Mutilator Defeated At Last convince sin dall’inizio, seppur con una produzione un filo più patinata del solito, entusiasmando sia il fan di vecchia data sia chi si addentra per la prima volta nell’universo onirico di Dwyer&sodali. L’opener Web mette subito le cose in chiaro: chitarre distorte, basso pregno di fuzz e la batteria di Nick Murray schifosamente groovosa, con la voce sussurrata e impastata di Dwyer che esplode prima di ogni ritornello: whoo! Lupine Ossuary prosegue la saga dei licantropi, già iniziata in Putrifiers II con Lupine Dominus, aggiungendo un’overdose di steroidi al pezzo. Se la prima metà dell’album si conferma come la più muscolare ed esplosiva con episodi che sfiorano il doom come Withered Hand e la spensieratezza seventies di Turned Out Light, è la seconda porzione di Mutilator a farci addentrare nell’odissea psichedelica più intima e profonda della band, con la lunga jam di Sticky Hulks che ci accompagna in un delirio di sei minuti dove l’organo e il fuzz la fanno da padroni; Palace Doctor tradisce le influenze kraut e surf-rock di Dwyer, che non nega di aver ascoltato fino alla nausea Tago Mago in giovane età. Holy Smoke è poi l’intermezzo acustico che non ti aspetti.

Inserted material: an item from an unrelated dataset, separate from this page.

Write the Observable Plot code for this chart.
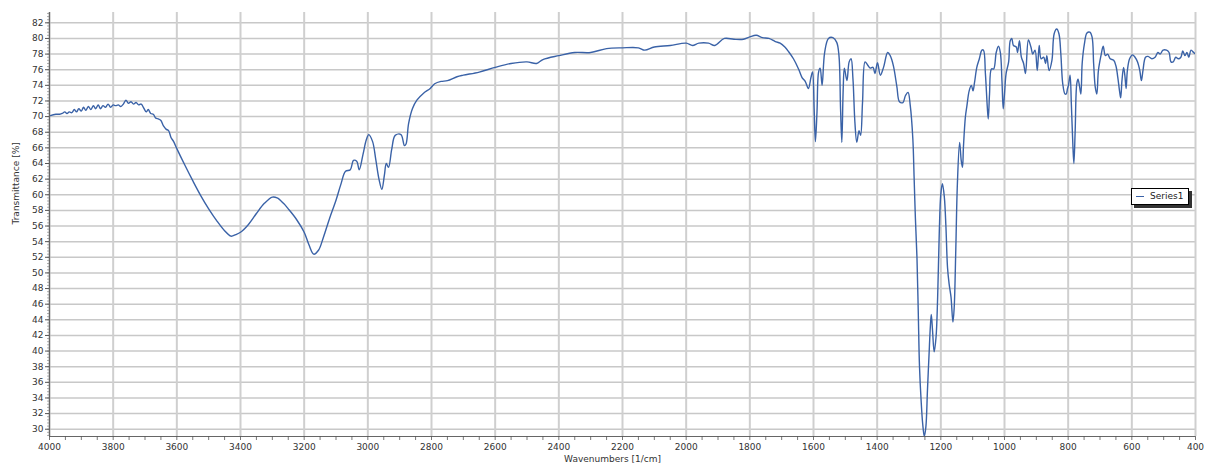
<!DOCTYPE html>
<html>
<head>
<meta charset="utf-8">
<script src="https://cdn.jsdelivr.net/npm/d3@7"></script>
<script src="https://cdn.jsdelivr.net/npm/@observablehq/plot@0.6"></script>
<style>
  body { margin: 0; background: #fff; font-family: "DejaVu Sans", Verdana, sans-serif; }
  #wrap { position: relative; width: 1206px; height: 466px; }
  #legend { position: absolute; left: 1131px; top: 188px; width: 56px; height: 15px;
    background: #fff; border: 1px solid #000; box-shadow: 3px 3px 0 #333;
    font-size: 9px; color: #222; }
  #legend .sw { position: absolute; left: 4px; top: 7px; width: 8px; height: 0; border-top: 1.3px solid #3a62a7; }
  #legend .lb { position: absolute; left: 18px; top: 2px; line-height: 11px; }
</style>
</head>
<body>
<div id="wrap"></div>
<script>
const wavenumbers = [4000,3980,3968,3960,3952,3945,3938,3930,3922,3915,3908,3900,3893,3886,3878,3870,3862,3855,3847,3840,3832,3824,3816,3808,3800,3792,3784,3776,3768,3760,3752,3744,3736,3728,3720,3712,3704,3696,3690,3682,3674,3666,3658,3650,3642,3634,3626,3618,3610,3600,3575,3550,3525,3500,3475,3450,3430,3415,3400,3375,3350,3325,3300,3285,3265,3250,3225,3200,3185,3170,3155,3140,3120,3100,3085,3070,3055,3045,3035,3027,3015,3005,2997,2985,2975,2965,2956,2948,2942,2935,2925,2914,2896,2885,2880,2872,2860,2846,2825,2804,2790,2770,2750,2720,2700,2650,2600,2550,2500,2470,2450,2400,2350,2300,2250,2200,2150,2130,2100,2050,2000,1980,1960,1930,1910,1880,1850,1820,1800,1780,1760,1740,1720,1705,1690,1678,1663,1647,1636,1626,1616,1608,1603,1598,1594,1589,1584,1579,1573,1565,1553,1539,1527,1520,1515,1511,1507,1503,1495,1488,1482,1476,1470,1464,1457,1452,1446,1438,1430,1422,1413,1407,1399,1390,1380,1367,1359,1349,1338,1330,1319,1311,1303,1296,1288,1284,1280,1275,1271,1267,1262,1257,1252,1247,1242,1236,1233,1230,1226,1221,1215,1210,1205,1200,1195,1189,1184,1179,1174,1168,1162,1158,1153,1148,1141,1136,1132,1129,1123,1118,1111,1104,1099,1094,1087,1079,1071,1066,1060,1054,1051,1047,1041,1034,1026,1019,1013,1008,1004,1000,995,987,982,977,972,963,959,953,947,940,934,925,917,911,904,897,891,885,877,871,867,860,851,844,836,829,823,817,810,806,802,799,794,790,785,782,778,773,769,764,760,756,749,741,732,725,720,715,710,705,697,690,683,676,668,657,650,644,638,635,631,626,622,618,614,607,598,590,582,575,570,565,557,549,537,527,518,511,502,491,483,477,470,462,454,446,440,433,427,421,414,406,400];
const transmittance = [70.1,70.3,70.3,70.4,70.6,70.4,70.6,70.5,70.9,70.6,71.0,70.7,71.2,70.8,71.3,70.9,71.4,71.0,71.5,71.0,71.4,71.2,71.6,71.2,71.5,71.4,71.5,71.3,71.6,72.1,71.7,71.9,71.6,71.8,71.5,71.6,71.1,70.6,70.9,70.4,70.3,69.8,69.7,69.5,68.8,68.4,68.2,67.3,66.8,65.9,63.8,61.8,59.9,58.2,56.7,55.4,54.7,54.9,55.2,56.2,57.6,58.9,59.7,59.6,58.9,58.2,56.9,55.2,53.6,52.4,52.9,54.5,57.0,59.3,61.3,63.0,63.2,64.4,64.3,63.2,65.2,67.0,67.7,66.8,64.5,62.0,60.7,62.5,64.0,63.5,65.8,67.6,67.7,66.3,66.5,69.1,71.0,72.1,73.0,73.6,74.2,74.5,74.6,75.1,75.3,75.7,76.3,76.8,77.0,76.8,77.3,77.8,78.2,78.2,78.7,78.8,78.8,78.5,78.9,79.1,79.4,79.1,79.4,79.4,79.1,80.0,79.9,79.9,80.2,80.4,80.1,80.0,79.6,79.4,78.9,78.3,77.4,76.1,75.0,74.5,73.6,75.0,75.7,71.0,66.8,70.6,75.7,76.2,74.0,78.2,80.0,80.1,79.5,77.8,71.0,66.7,73.1,76.2,74.6,77.0,77.4,74.8,69.3,66.7,68.2,67.6,71.8,77.0,76.6,76.2,76.3,75.5,76.9,75.3,76.3,78.2,77.8,76.5,73.8,71.9,71.8,72.7,73.1,71.4,67.2,62.3,57.1,52.0,45.2,38.0,33.7,30.7,29.1,30.3,35.0,40.5,43.1,44.7,42.6,39.9,41.8,46.9,55.0,60.1,61.4,59.7,55.9,50.7,48.6,46.9,43.7,45.6,53.0,61.4,66.7,64.4,63.5,66.1,69.9,71.4,73.3,74.0,73.3,74.4,76.3,77.4,78.5,78.5,75.5,71.2,69.7,72.9,76.1,76.1,78.2,79.0,78.2,74.6,71.0,72.9,75.5,77.0,79.7,80.0,79.1,78.9,78.2,79.7,77.6,76.8,75.5,79.8,78.9,78.0,78.5,75.9,79.1,77.4,77.6,76.8,77.8,75.9,77.2,80.6,81.2,80.6,78.0,74.2,72.9,72.9,73.6,74.0,75.3,71.6,66.1,64.0,68.2,74.2,74.8,73.8,72.9,76.8,79.3,80.7,80.8,80.2,76.8,73.8,72.9,75.9,77.8,79.0,77.8,78.0,77.4,77.2,76.5,75.0,73.1,72.4,74.6,76.3,75.3,73.6,75.9,77.4,77.9,77.6,77.0,75.9,74.6,75.9,77.6,77.7,77.4,77.6,78.2,78.0,78.5,78.5,78.2,77.0,77.0,77.6,77.4,77.6,78.4,77.8,78.2,77.6,78.5,78.2,78.0];
const xTicks = d3.range(4000, 399, -200);
const yTicks = d3.range(30, 83, 2);
const xMinor = d3.range(4000, 399, -50);
const yMinor = d3.range(29.2, 83.3, 0.4);
const seriesName = "Series1";
const xTitle = "Wavenumbers [1/cm]";
const yTitle = "Transmittance [%]";

const data = wavenumbers.map((w, i) => ({w, t: transmittance[i]}));

const chart = Plot.plot({
  width: 1206, height: 466,
  marginLeft: 49, marginRight: 11, marginTop: 12, marginBottom: 30,
  style: {fontFamily: "DejaVu Sans, Verdana, sans-serif", fontSize: "9px", color: "#333", background: "#fff", overflow: "visible"},
  x: {type: "linear", domain: [4000, 400]},
  y: {type: "linear", domain: [29.07, 83.32]},
  marks: [
    Plot.gridY(yTicks, {stroke: "#c8c8c8", strokeWidth: 1.5, strokeOpacity: 1}),
    Plot.gridX(xTicks, {stroke: "#cfcfcf", strokeWidth: 2, strokeOpacity: 1}),
    Plot.line(data, {x: "w", y: "t", stroke: "#3a62a7", strokeWidth: 1.4, curve: "catmull-rom", clip: true}),
    Plot.ruleX([4000], {stroke: "#666", strokeWidth: 1.2}),
    Plot.ruleY([29.07], {stroke: "#666", strokeWidth: 1.2}),
    Plot.axisY(yMinor, {tickSize: 2, text: null, label: null, stroke: "#777", strokeWidth: 0.6}),
    Plot.axisY(yTicks, {tickSize: 4, tickPadding: 2, label: null, stroke: "#555", fill: "#333", fontSize: 9, tickFormat: "d"}),
    Plot.axisX(xMinor, {tickSize: 4, text: null, label: null, stroke: "#555", strokeWidth: 0.8}),
    Plot.axisX(xTicks, {tickSize: 0, tickPadding: 7, label: null, fill: "#333", fontSize: 9, tickFormat: "d"}),
    Plot.text([xTitle], {frameAnchor: "bottom", dy: 25, dx: -10, fill: "#333", fontSize: 9}),
    Plot.text([yTitle], {frameAnchor: "left", dx: -33, rotate: -90, fill: "#333", fontSize: 9})
  ]
});
const wrap = document.getElementById("wrap");
wrap.appendChild(chart);
const lg = document.createElement("div");
lg.id = "legend";
lg.innerHTML = '<div class="sw"></div><div class="lb"></div>';
lg.querySelector(".lb").textContent = seriesName;
wrap.appendChild(lg);
</script>
</body>
</html>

Parafrasando Pound, se ogni manifestazione artistica nasce dall’insoddisfazione personale, non possiamo che augurare a John Dwyer eoni di infelicità. Pur non raggiungendo le vette creative di Carrion Crawler e l’immediatezza di Floating Coffin, Mutilator Defeated At Last rappresenta un piccolo bignami del repertorio musicale della band di Los Angeles, che senz’altro soddisferà i palati degli ascoltatori di musica psichedelica, garage e shoegaze.

Tracce consigliate: Web, Palace Doctor.